Hydrofracting effects dire to drinking water
A recent e-newsletter by the First District representative was critical of the Environmental Protection Agency, claiming its policies to be hurting jobs and the economy.
It announced efforts by Congressman Phil Roe to prevent any new and overreaching, burdensome regulations [by] the Obama Administrations EPA.
There is one particular industrial activity the Congressman seems eager to shield from regulatory oversight.
A new regulation on hydraulic fracturing, a well-regulated natural-gas drilling technology under the Clean Water Act, would greatly harm domestic energy production, the newsletter states, and kill thousands of energy jobs.
To assert hydraulic fracturing to be well-regulated is misleading and erroneous.
The industry is exempt from many national laws that safeguard environmental and public health. It need not report for the Toxic Release Inventory, for example, discharges of chemicals contained in the fluids used in drilling operations. It was released by the previous Administration from Clean Water Action obligations to control construction run-off pollution.
It was exempted from Safe Drinking Water Act provisions for safety of underground waste injection. It need not abide by Clean Air Act provisions, which regulate industrial emissions.
Under a Halliburton Loophole in the 2005 Energy Policy Act, drilling companies are not required to tell residents or state agencies, nor even physicians or hospitals in public-health emergencies, the identity of toxic chemicals used at drilling sites.
Enormous expansion of the technology in the last decade, with 30,000 new wells being opened each year, has raised concerns about water contamination near drilling sites.
Thousands of cases of contamination have been found, as ProPublica revealed in a series of investigative reports. Cattle in Louisiana died after drinking from puddles of discharge from drilling wells; a Pennsylvania farms beef cattle were quarantined when drilling-well fluid leakage killed the grass in their field. Cancer and other illnesses have been reported by residents near drilling sites.

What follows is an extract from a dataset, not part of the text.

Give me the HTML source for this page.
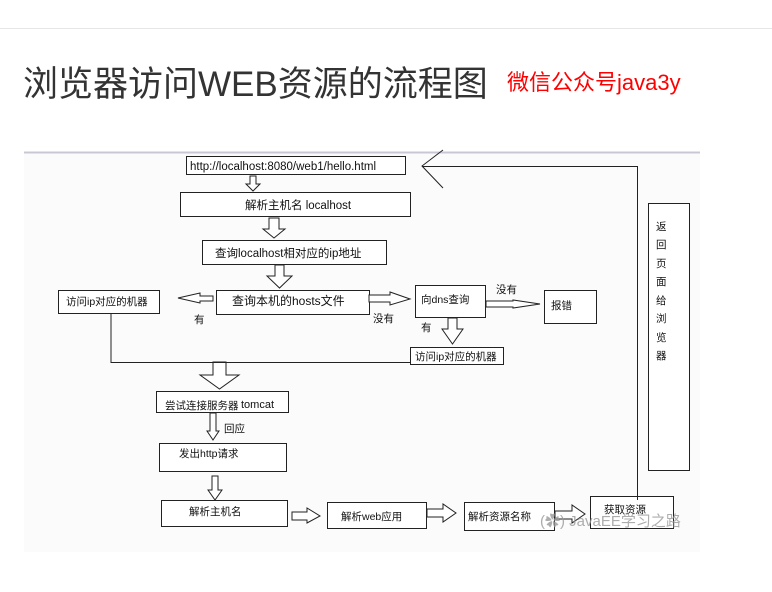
<!DOCTYPE html>
<html><head><meta charset="utf-8"><style>
body{margin:0;width:772px;height:592px;background:#fff;overflow:hidden;position:relative;font-family:"Liberation Sans","Noto Sans CJK SC",sans-serif}
.t{position:absolute;white-space:nowrap}
</style></head><body>
<div style="position:absolute;left:0;top:28px;width:772px;height:1px;background:#e6e6e6"></div>
<div class="t" style="left:23px;top:56px;font-size:35px;color:#333;letter-spacing:0px">浏览器访问WEB资源的流程图</div>
<div class="t" style="left:507px;top:65px;font-size:22px;color:#f00;letter-spacing:0px">微信公众号java3y</div>
<svg style="position:absolute;left:0;top:0" width="772" height="592" font-family="Liberation Sans, Noto Sans CJK SC, sans-serif" font-size="11">
<rect x="24" y="152" width="676" height="400" fill="#fbfbfb"/>
<line x1="24" y1="152.5" x2="700" y2="152.5" stroke="#c8c8d4" stroke-width="2"/>
<g fill="#fff" stroke="#222" stroke-width="1">
<rect x="186.5" y="156.5" width="219" height="18"/>
<rect x="180.5" y="192.5" width="230" height="24"/>
<rect x="202.5" y="240.5" width="184" height="24"/>
<rect x="216.5" y="290.5" width="153" height="24"/>
<rect x="58.5" y="290.5" width="101" height="23"/>
<rect x="415.5" y="285.5" width="70" height="32"/>
<rect x="544.5" y="290.5" width="52" height="33"/>
<rect x="410.5" y="347.5" width="93" height="17"/>
<rect x="648.5" y="203.5" width="41" height="267"/>
<rect x="156.5" y="391.5" width="132" height="21"/>
<rect x="159.5" y="443.5" width="127" height="28"/>
<rect x="161.5" y="500.5" width="126" height="26"/>
<rect x="327.5" y="502.5" width="99" height="26"/>
<rect x="464.5" y="502.5" width="90" height="28"/>
<rect x="590.5" y="496.5" width="83" height="32"/>
<polygon points="250,176 256,176 256,184 260,184 253,191 246,184 250,184"/>
<polygon points="269,218 279,218 279,229 285,229 274,238 263,229 269,229"/>
<polygon points="275,265 284,265 284,276 292,276 279.5,288 267,276 275,276"/>
<polygon points="448,318 457,318 457,329 463,329 452.5,344 442,329 448,329"/>
<polygon points="213,362 226,362 226,375 239,375 219.5,389 200,375 213,375"/>
<polygon points="210,413 216,413 216,431 219,431 213,440 207,431 210,431"/>
<polygon points="212,476 218,476 218,490 222,490 215,500 208,490 212,490"/>
<polygon points="213,296 200,296 200,293 178,298 200,303 200,301 213,301"/>
<polygon points="369,295 390,295 390,292 410,299 390,305 390,302 369,302"/>
<polygon points="486,301 513,301 513,300 540,304 513,308 513,307 486,307"/>
<polygon points="292,512 307,512 307,508 320,516 307,523 307,520 292,520"/>
<polygon points="427,509 443,509 443,504 456,513 443,522 443,517 427,517"/>
<polygon points="555,511 572,511 572,505 585,514 572,523 572,519 555,519"/>
</g>
<g fill="none" stroke="#222" stroke-width="1">
<polyline points="111,313 111,362.5 410,362.5"/>
<polyline points="637.5,500 637.5,166.5 422,166.5"/>
<polyline points="443,150 422,166 443,188"/>
</g>
<g fill="#111" font-size="11.5">
<text x="190" y="170">http://localhost:8080/web1/hello.html</text>
<text x="245" y="209">解析主机名 localhost</text>
<text x="215" y="257">查询localhost相对应的ip地址</text>
<text x="232" y="305" font-size="12">查询本机的hosts文件</text>
<text x="66" y="305" font-size="10.5">访问ip对应的机器</text>
<text x="194" y="323" font-size="10.5">有</text>
<text x="373" y="322" font-size="10.5">没有</text>
<text x="421" y="303" font-size="10.5">向dns查询</text>
<text x="496" y="293" font-size="10.5">没有</text>
<text x="421" y="331" font-size="10.5">有</text>
<text x="551" y="309" font-size="10.5">报错</text>
<text x="415" y="360" font-size="10.5">访问ip对应的机器</text>
<text x="165" y="409" font-size="10.5">尝试连接服务器</text>
<text x="241" y="408" font-size="11">tomcat</text>
<text x="224" y="432" font-size="10.5">回应</text>
<text x="179" y="457" font-size="10.5">发出http请求</text>
<text x="189" y="515" font-size="10.5">解析主机名</text>
<text x="341" y="520" font-size="10.5">解析web应用</text>
<text x="468" y="520" font-size="10.5">解析资源名称</text>
<text x="604" y="513" font-size="10.5">获取资源</text>
<g font-size="10.5"><text x="656" y="230">返</text><text x="656" y="248">回</text><text x="656" y="267">页</text><text x="656" y="285">面</text><text x="656" y="304">给</text><text x="656" y="322">浏</text><text x="656" y="341">览</text><text x="656" y="359">器</text></g>
</g>
<text x="540" y="526" font-size="15" fill="#999" opacity="0.8">(✿) JavaEE学习之路</text>
</svg>
</body></html>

In a small town in Wyoming with extensive natural-gas development, the EPA three months ago warned residents that their water not only was not drinkable, but could explode. The Agency told residents they should use fans and ventilation when showering or washing clothes in order to avoid the risk of an explosion.
The EPA has not issued a new regulation or policy as Roe asserts. It has begun a scientific study, however, to be completed by December 2012, of the risks to the nations drinking water from hydraulic fracturing. This seems a highly appropriate and urgently needful thing to do.